The more I use Drupal, the more projects it becomes the solution for.

Since my first encounter with Drupal, I have realized how easily it could have been used for a variety of projects I have struggled with before. Drupal is powerful enough with its lean core of only 600+ files, but even just a few modules expand its capabilities to new levels. For knowledgeable “Drupalists”, Views and CCK come immediately to mind; two modules that dramatically enhance the content description and view customizability of Drupal. But all that still barely scratches the surface.

An important thing to understand is that Drupal is not simply a content management system (CMS), but rather a content management framework (CMF). It allows the development of customized web sites, tweaking them to behave in CMS-like manner if so desired, or implement an entirely different approach.

All that power comes from one of the most powerful web technology partnerships: PHP/MySQL. You see, Drupal itself is not a programming language or a web page coding language. It simply uses pre-written PHP code chunks to offer a more transparent web development platform, while offering all the benefits of dynamic, data-driven web pages. The open source PHP foundation means that even Drupal itself can be entirely modified.

But I am getting ahead of myself. Right now, I am just happy to use the core and a few add-on modules. However, as I keep researching Drupal development, I start realizing what else it could be used for. I found the Drupal Social Network, which is built entirely upon Drupal. I read with interest about DrupalEd, a version of Drupal built for online education management. While in the past I used Joomla, marveled at the ColdFusion platform of MySpace, and developed courses for Moodle, I now see that any of those applications could have been developed on, (or at least integrated into) Drupal. Drupal’s stability and scalability, combined with customizable (read: reducible) complexity, make the CMF an ideal candidate for an endless list of applications.

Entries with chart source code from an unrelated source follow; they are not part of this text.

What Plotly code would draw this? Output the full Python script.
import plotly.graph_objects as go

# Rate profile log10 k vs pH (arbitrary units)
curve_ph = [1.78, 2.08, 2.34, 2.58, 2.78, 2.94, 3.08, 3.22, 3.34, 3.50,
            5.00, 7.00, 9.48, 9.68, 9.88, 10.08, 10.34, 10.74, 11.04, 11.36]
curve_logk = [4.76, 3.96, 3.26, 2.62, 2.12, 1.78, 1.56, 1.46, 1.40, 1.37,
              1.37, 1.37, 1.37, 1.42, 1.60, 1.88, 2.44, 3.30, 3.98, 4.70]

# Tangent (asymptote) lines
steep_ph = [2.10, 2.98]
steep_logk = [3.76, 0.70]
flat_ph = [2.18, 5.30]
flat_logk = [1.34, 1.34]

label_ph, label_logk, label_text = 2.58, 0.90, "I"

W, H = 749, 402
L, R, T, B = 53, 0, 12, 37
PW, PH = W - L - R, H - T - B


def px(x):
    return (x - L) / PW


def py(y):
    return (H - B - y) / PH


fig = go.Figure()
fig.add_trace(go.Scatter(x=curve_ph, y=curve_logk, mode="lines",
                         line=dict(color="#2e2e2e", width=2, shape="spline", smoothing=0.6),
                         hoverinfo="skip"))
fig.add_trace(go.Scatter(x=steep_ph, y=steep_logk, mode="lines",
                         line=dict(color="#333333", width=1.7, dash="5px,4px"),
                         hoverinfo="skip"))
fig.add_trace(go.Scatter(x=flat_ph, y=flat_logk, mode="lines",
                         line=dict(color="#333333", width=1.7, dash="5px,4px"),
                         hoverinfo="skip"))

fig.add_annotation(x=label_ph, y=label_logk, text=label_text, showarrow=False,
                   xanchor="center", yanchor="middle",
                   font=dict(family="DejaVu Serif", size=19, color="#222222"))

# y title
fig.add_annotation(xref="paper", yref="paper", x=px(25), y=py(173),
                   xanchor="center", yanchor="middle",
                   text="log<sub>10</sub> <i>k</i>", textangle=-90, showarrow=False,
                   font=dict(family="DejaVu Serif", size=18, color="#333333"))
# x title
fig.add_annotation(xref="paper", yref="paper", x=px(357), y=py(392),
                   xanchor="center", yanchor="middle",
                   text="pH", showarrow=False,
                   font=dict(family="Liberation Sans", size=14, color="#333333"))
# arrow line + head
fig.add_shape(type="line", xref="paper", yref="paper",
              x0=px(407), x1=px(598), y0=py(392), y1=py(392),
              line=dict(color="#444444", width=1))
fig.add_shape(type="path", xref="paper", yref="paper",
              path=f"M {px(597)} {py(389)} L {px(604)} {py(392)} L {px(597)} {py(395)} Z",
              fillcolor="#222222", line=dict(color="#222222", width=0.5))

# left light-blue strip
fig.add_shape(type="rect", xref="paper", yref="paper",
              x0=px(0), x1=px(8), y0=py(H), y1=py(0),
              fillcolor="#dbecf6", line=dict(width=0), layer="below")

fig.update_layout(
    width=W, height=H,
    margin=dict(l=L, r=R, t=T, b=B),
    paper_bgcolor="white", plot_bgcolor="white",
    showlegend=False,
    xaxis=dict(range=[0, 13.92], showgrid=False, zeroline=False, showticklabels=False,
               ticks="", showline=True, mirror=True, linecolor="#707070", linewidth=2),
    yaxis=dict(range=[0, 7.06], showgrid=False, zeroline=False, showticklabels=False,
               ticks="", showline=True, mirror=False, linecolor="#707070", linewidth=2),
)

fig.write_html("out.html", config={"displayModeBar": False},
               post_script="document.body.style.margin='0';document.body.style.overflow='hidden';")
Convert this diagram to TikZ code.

I have also written about the excellent Drupal community. Being able to use just one starting point ( to find modules, themes and documentation, makes it less confusing and causes considerably less frustration than what I encountered clicking through ads and finding commercial web sites selling goods for various “other” CMSs.

I do wonder about the whole “The Drop is always moving” philosophy, as I barely installed Drupal 6.X when it came out, and now it seems like 7.X is already on the horizon. I am mainly worried about conent transfer and module upgradeability, but if my previous experiences are any indicators, things should turn out a lot less painless than I probably anticipate.

I follow with interest the conversion of various web sites to Drupal and its movement into government use, as a federal initiative to migrate government software to open source only makes sense in today’s troubled economy. Not that the only advantage of open source is lower cost, of course.